Gazprom responded by saying the complaint is “unfounded” and that it expected there’d be a “acceptable solution” with the help of Russian government.

“The case is definitely political,” said Alexander Kornilov, a senior oil and gas analyst at Alfa-Bank in Moscow. He estimates a potential fine at as much as $840 million.

The company will have 12 weeks to respond to the EU’s antitrust complaint in writing and can request a hearing.

Vestager said “all roads are open.” After Gazprom files its reply to the statement of objections, any talks should take place between the commission and the company in order to avoid politicizing the case, she said.

“A solution can be found in a negotiated manner,” Vestager said. But there are also “other solutions.”

The company’s shares dropped as much as 2.9 percent in Moscow while Russia’s 50-stock Micex index lost as much as 1.8 percent.

Europe imported 27 percent of its natural gas from Russia last year. The bloc imports 53 percent of the energy it consumes at a cost of about 1 billion euros ($1.08 billion) per day, according to the commission.

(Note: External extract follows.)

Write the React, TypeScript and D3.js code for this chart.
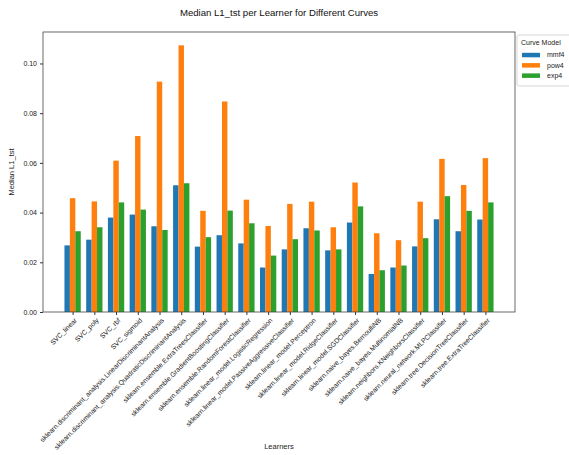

Gazprom is the dominant gas supplier in a number of central and eastern European countries, the EU said. It has a market share well above 50 percent and in some cases as much as 100 percent in these markets.

The EU’s antitrust action against Gazprom may complicate the resolution of the Ukraine crisis, increasing the risk of gas supply interruptions from Russia to Europe, according to Trevor Sikorski, head of gas, coal, carbon at Energy Aspects.

The EU complaint was heralded by Lithuanian President Dalia Grybauskaite.

“The decision is a strong signal to consumers and the market that rules apply to everyone,” Grybauskaite said. “The era of Kremlin-backed political and economic blackmail draws to a close.”

The EU’s antitrust case first hit the headlines in 2011 with raids on Gazprom and its customers. Regulators opened a formal probe the following year, saying sales contracts that linked natural gas to oil prices may no longer be justified because gas was increasingly being traded on spot markets as a shale gas boom expanded supplies.

Gazprom -- much like Google -- sought a negotiated solution with Vestager’s predecessor Joaquin Almunia. Vestager, who took over in November, is going down a more adversarial route.

While EU antitrust fines are capped at 10 percent of global yearly revenue, the EU rarely approaches that figure. Penalties are calculated from the market where the company is found guilty of violating competition rules.